Volkstaat Council

Constitutional body overview
- Formed: May 26, 1994
- Dissolved: April 30, 2001
- Superseding Constitutional body: Commission for the Promotion and Protection of the Rights of Cultural, Religious and Linguistic Communities;
- Jurisdiction: Republic of South Africa
- Headquarters: Pretoria, South Africa;
- Constitutional body executives: Johann Wingard, Chairman; Dirk Viljoen, Vice-chairman;
- Key documents: Accord on Afrikaner self-determination; Constitution of South Africa Amendment Act 2 of 1994; Volkstaat Council Act 30 of 1994; Constitution of the Republic of South Africa, 1996; Repeal of the Volkstaat Council Provisions Act 30 of 2001;

= Volkstaat Council =

The Volkstaat Council (Volkstaatraad) was an organisation of 20 people, created by the South African government, to serve as a constitutional mechanism to enable proponents of the idea of a Volkstaat to constitutionally pursue the establishment of such a Volkstaat.

==Members==
The members, all sympathisers of the Volkstaat idea, were: Johann Wingard, a retired industrialist and chairman of the council, Dirk Viljoen, a town planner (vice-chairman), Anna Boshoff, daughter of Hendrik Verwoerd, her son Carel, the nuclear scientist Wally Grant, Chris de Jager, Mars de Klerk and Hercules Booysen, three jurists, Ernest Pienaar, former general in the South African Defence Force, "Natie" Luyt, Piet Liebenberg, Chris Jooste and Pikkie Robbertze, four academics, Koos Reyneke, an architect, Douw Steyn, a senior member of the civil defence system, Herman Vercueil from the Transvaalse Landbou-unie, Kobus Visser, a former head of the Criminal Investigation Department, Flip Buys, an executive of the trade union Solidarity, Duncan du Bois, a local politician in Durban and Riaan Visagie, a teacher.

==History==
The Volkstaat Council was created by the South African government, via the Volkstaat Council Act in 1994. This was in accordance with sections 184A and 184B of the 1993 South African Constitution, which state: "The Council shall serve as a constitutional mechanism to enable proponents of the idea of a Volkstaat to constitutionally pursue the establishment of such a Volkstaat."

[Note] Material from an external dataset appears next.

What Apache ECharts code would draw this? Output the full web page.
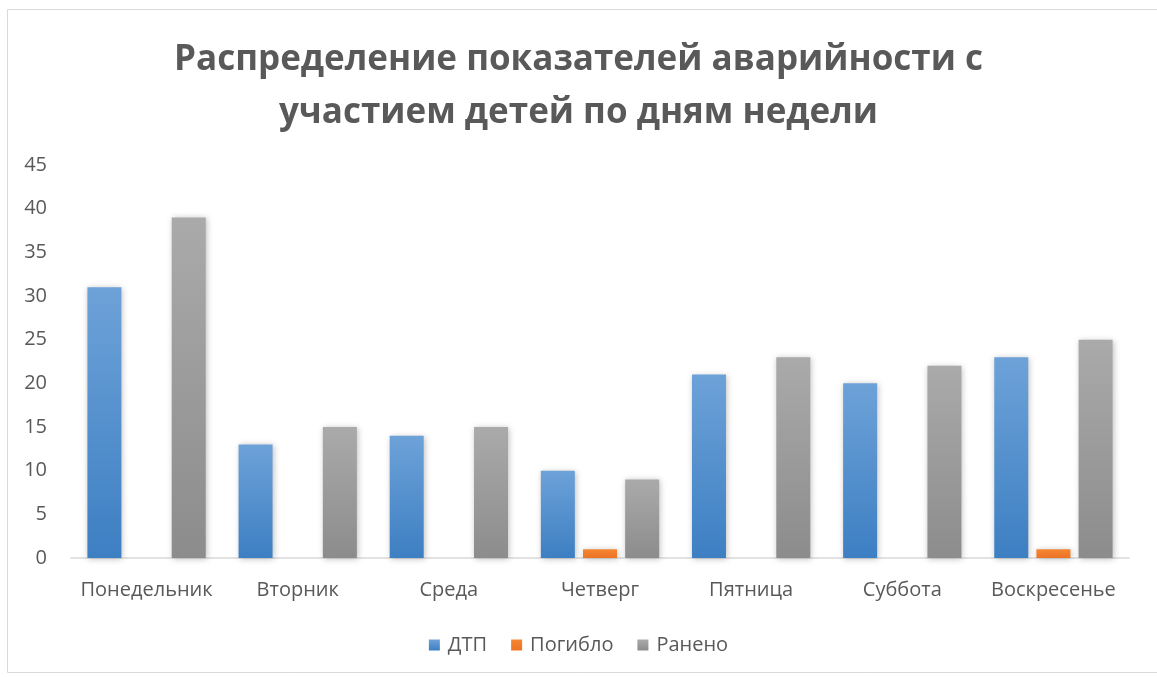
<!DOCTYPE html>
<html><head><meta charset="utf-8">
<script src="https://cdn.jsdelivr.net/npm/echarts@6/dist/echarts.min.js"></script>
<style>html,body{margin:0;padding:0;background:#fff}#c{width:1157px;height:677px}</style>
</head><body><div id="c"></div>
<script>
const categories = ['Понедельник','Вторник','Среда','Четверг','Пятница','Суббота','Воскресенье'];
const dtp = [31,13,14,10,21,20,23];
const died = [0,0,0,1,0,0,1];
const injured = [39,15,15,9,23,22,25];
const seriesNames = ['ДТП','Погибло','Ранено'];
const titleText = 'Распределение показателей аварийности с\nучастием детей по дням недели';
const yMin = 0, yMax = 45, yStep = 5;

const F = '"Open Sans", "Noto Sans", sans-serif';
function grad(top, bottom){
  return new echarts.graphic.LinearGradient(0,0,0,1,[{offset:0,color:top},{offset:1,color:bottom}]);
}
const shadow = {shadowColor:'rgba(0,0,0,0.25)', shadowBlur:6, shadowOffsetX:1, shadowOffsetY:1};
const chart = echarts.init(document.getElementById('c'), null, {renderer:'canvas'});
chart.setOption({
  animation:false,
  backgroundColor:'#fff',
  graphic:[{type:'rect', shape:{x:7.5,y:9.5,width:1160,height:663}, style:{fill:'none',stroke:'#d9d9d9',lineWidth:1}, silent:true}],
  title:{text:titleText, left:'center', top:29, textStyle:{fontFamily:F, fontWeight:'bold', fontSize:35, color:'#595959', lineHeight:53}},
  legend:{bottom:17, left:'center', itemWidth:11, itemHeight:11, itemGap:24, icon:'rect',
    textStyle:{fontFamily:F, fontSize:20, color:'#595959', padding:[0,0,0,3]}, data:seriesNames},
  grid:{left:71, right:28, top:165, bottom:119, containLabel:false},
  xAxis:{type:'category', data:categories,
    axisLine:{lineStyle:{color:'#d9d9d9', width:1.5}}, axisTick:{show:false},
    axisLabel:{fontFamily:F, fontSize:20, color:'#595959', margin:22, interval:0}},
  yAxis:{type:'value', min:yMin, max:yMax, interval:yStep,
    axisLine:{show:false}, axisTick:{show:false}, splitLine:{show:false},
    axisLabel:{fontFamily:F, fontSize:20, color:'#595959', margin:24}},
  series:[
    {name:seriesNames[0], type:'bar', data:dtp, barWidth:34, barGap:'24%', barCategoryGap:'22%',
      itemStyle:Object.assign({color:grad('#6da2d8','#3d7fc3')}, shadow)},
    {name:seriesNames[1], type:'bar', data:died, barWidth:34,
      itemStyle:Object.assign({color:grad('#f58634','#ed7324')}, shadow)},
    {name:seriesNames[2], type:'bar', data:injured, barWidth:34,
      itemStyle:Object.assign({color:grad('#aaaaaa','#8c8c8c')}, shadow)}
  ]
});
</script></body></html>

The council's funding was terminated in 1999, without the council being formally disbanded. The council produced a final report, making three key recommendations:
1. That areas with an Afrikaner majority should enjoy "territorial self-determination". Areas identified included the region around Pretoria, and a region of the Northern Cape Province.
2. That the government establish an "Afrikaner Council", as an advisory board to the government. "Representation in parliament, where numerical power is all that mattered, was not seen as a democratic system for minorities."
3. That the government create legislation enacting the other two points. Draft legislation for the Afrikaner Council was provided.

The provisions in the constitution allowing for formation of the council were removed in 2001, by the Repeal of Volkstaat Council Provisions Act, in accordance with the original act.

==Aftermath==
Johann Wingard, chair of the council, expressed the view in 2005 that he doubted if any government official ever opened any of the reports to read them. Additionally, he stated that only a "civil war" would ever enable Afrikaners to gain independence in any part of South Africa. The opposite is suggested, however, by the fact that then deputy president, Thabo Mbeki, and then Minister of Home Affairs, Dr Mangosuthu Buthelezi, quoted figures from Volkstaat Council reports in a report to parliament in 1999. Nelson Mandela, the president at the time, specially requested that the delivery of the report be delayed until he could attend its presentation personally.

Subsequent to the disbanding of the Volkstaat Council, the Commission for the Promotion and Protection of the Rights of Cultural, Religious and Linguistic Communities was established in 2003. This committee is charged with the protection of the rights to cultural identity of all self-identifying groups in South Africa, including Afrikaners. The committee includes an Afrikaner, JCH Landman, who is also a member of the Afrikaner Alliance. The reports from the Volkstaat Council were to be handed over to this committee.

The ANC government formalised their stance on the issue in 1998-1999, when they declared that they would not support a Volkstaat, but would do everything they could to ensure the protection of the Afrikaner language and culture, along with the other minority cultures in the country.